DOMRADIO.DE: Und den 11.11. haben Sie jetzt aber auch mit denen begangen, oder?
Knappstein: Genau. Wir waren Gäste der Oberbürgermeisterin und waren auch am Heumarkt. Sie haben sich immer mehr eingefunden. Das Kölsch schmeckte und es wurde auch geschunkelt und es war einfach nur eine schöne, schöne Atmosphäre. Definitiv.
DOMRADIO.DE: Was zeichnete denn damals diesen Kleinen Kölner Klub, der 1922 gegründet wurde und aus Jüdinnen und Juden bestand, aus?
Knappstein: Eigentlich war es für die damalige Zeit eine ganz normale Gründung. Man ging zuerst kegeln, das war nämlich erst ein Kegelklub und daraus entstand dann dieser Karnevalsverein. Und wie das oft dann so ist, wenn man sich mit Kegelbrüdern trifft, sind sie dann in diesen Karnevalsverein übergegangen.
Übrigens genauso wie die Altstädter. Die feiern ja nächstes Jahr auch ihr 100-jähriges Jubiläum und waren am Anfang auch ein Kegelverein. Das ist jetzt gar nichts Ungewöhnliches. Es gab auch keinen typisch jüdischen Humor in diesem Verein oder so, sondern es waren einfach Juden, die gemeinsam Karneval gefeiert haben.
Und was man sagen muss: Die allermeisten aktiven jüdischen Karnevalisten in der Zeit waren eben nicht Mitglied des Kleinen Kölner Klubs, sondern sie waren in anderen Karnevals-Gesellschaften, wobei der Antisemitismus definitiv zunahm, auch schon in den 1920-er Jahren. Und so ein Verein wie die Ehrengarde hat auch schon Ende der 1920-er Jahre einen sogenannten Arier-Paragraphen eingeführt, also lange vor der NS-Zeit.
DOMRADIO.DE: Jetzt haben sie alle drei Ks: Kleiner Kölner Klub und Sie auch, Kölsche Kippa Köpp.
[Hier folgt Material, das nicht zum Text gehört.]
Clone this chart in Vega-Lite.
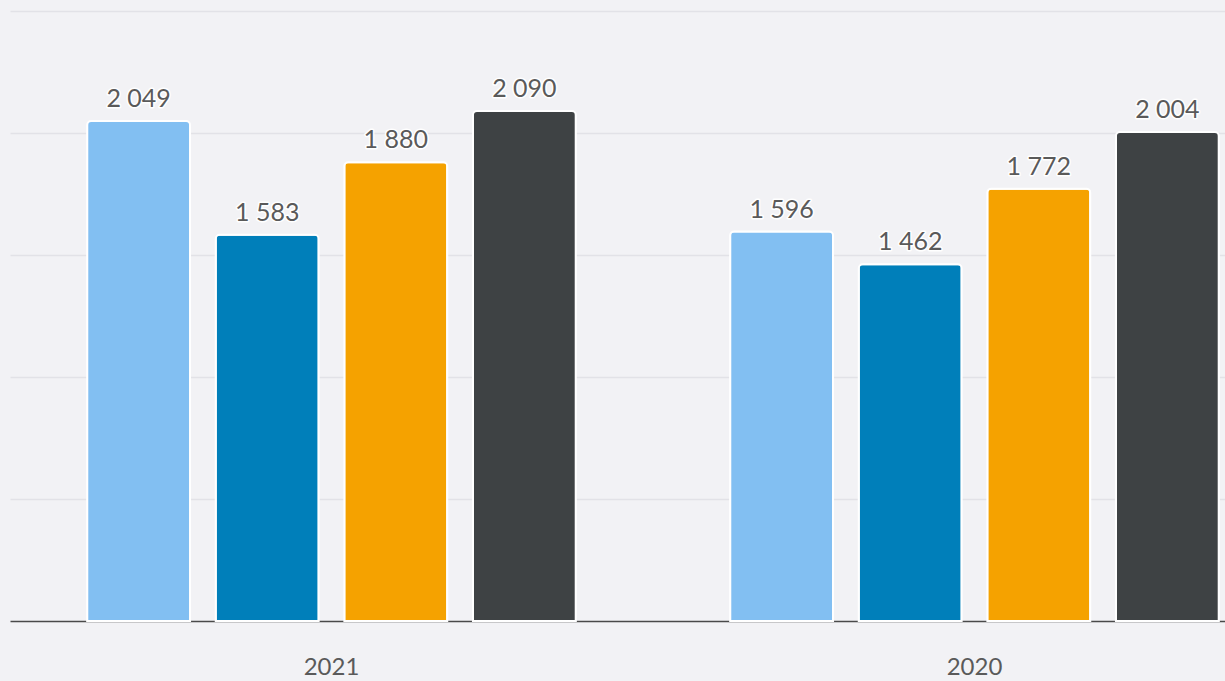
{
  "$schema": "https://vega.github.io/schema/vega-lite/v6.json",
  "autosize": "none",
  "width": 1286,
  "height": 610,
  "padding": {"left": 10, "top": 11, "right": 0, "bottom": 60},
  "background": "#f2f2f5",
  "config": {
    "view": {"stroke": null},
    "locale": {"number": {"decimal": ",", "thousands": " ", "grouping": [3], "currency": ["", ""]}}
  },
  "data": {
    "values": [
      {"year": "2021", "series": "s1", "value": 2049},
      {"year": "2021", "series": "s2", "value": 1583},
      {"year": "2021", "series": "s3", "value": 1880},
      {"year": "2021", "series": "s4", "value": 2090},
      {"year": "2020", "series": "s1", "value": 1596},
      {"year": "2020", "series": "s2", "value": 1462},
      {"year": "2020", "series": "s3", "value": 1772},
      {"year": "2020", "series": "s4", "value": 2004}
    ]
  },
  "encoding": {
    "x": {
      "field": "year", "type": "nominal", "sort": ["2021", "2020"],
      "scale": {"paddingInner": 0, "paddingOuter": 0},
      "axis": {"title": null, "labelAngle": 0, "labelFont": "Lato", "labelFontSize": 24, "labelColor": "#5a5a5a", "labelPadding": 34, "ticks": false, "domainColor": "#4a4a4a", "domainWidth": 1.5, "grid": false}
    },
    "xOffset": {
      "field": "series", "type": "nominal", "sort": ["s1", "s2", "s3", "s4"],
      "scale": {"paddingInner": 0.2, "paddingOuter": 0.6}
    },
    "y": {
      "field": "value", "type": "quantitative",
      "scale": {"domain": [0, 2500], "nice": false},
      "axis": {"title": null, "labels": false, "ticks": false, "domain": false, "values": [500, 1000, 1500, 2000, 2500], "gridColor": "#e2e2e7", "gridWidth": 1.5}
    }
  },
  "layer": [
    {
      "mark": {"type": "bar", "cornerRadiusTopLeft": 4, "cornerRadiusTopRight": 4, "stroke": "#ffffff", "strokeWidth": 2},
      "encoding": {
        "color": {
          "field": "series", "type": "nominal", "legend": null,
          "scale": {"domain": ["s1", "s2", "s3", "s4"], "range": ["#82bff2", "#007fba", "#f5a200", "#3e4244"]}
        }
      }
    },
    {
      "mark": {"type": "text", "baseline": "alphabetic", "dy": -14, "font": "Lato", "fontSize": 25, "fill": "#ffffff", "stroke": "#ffffff", "strokeWidth": 3, "strokeJoin": "round"},
      "encoding": {
        "text": {"field": "value", "type": "quantitative", "format": ",d"}
      }
    },
    {
      "mark": {"type": "text", "baseline": "alphabetic", "dy": -14, "font": "Lato", "fontSize": 25, "fill": "#5a5a5a"},
      "encoding": {
        "text": {"field": "value", "type": "quantitative", "format": ",d"}
      }
    }
  ]
}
Gibt es noch mehr Parallelen zwischen Ihnen und diesem besonderen Club in den 1920-ern?
Knappstein: Wir sind nicht der Rechtsnachfolger oder so. Das ist uns auch ganz wichtig gewesen. Wir wollen die Historie, das steht auch bei uns in der Satzung, definitiv bewahren. Das sieht man ja auch an den Nachfahren, die hier sind und an unserer Arbeit und den Recherchen.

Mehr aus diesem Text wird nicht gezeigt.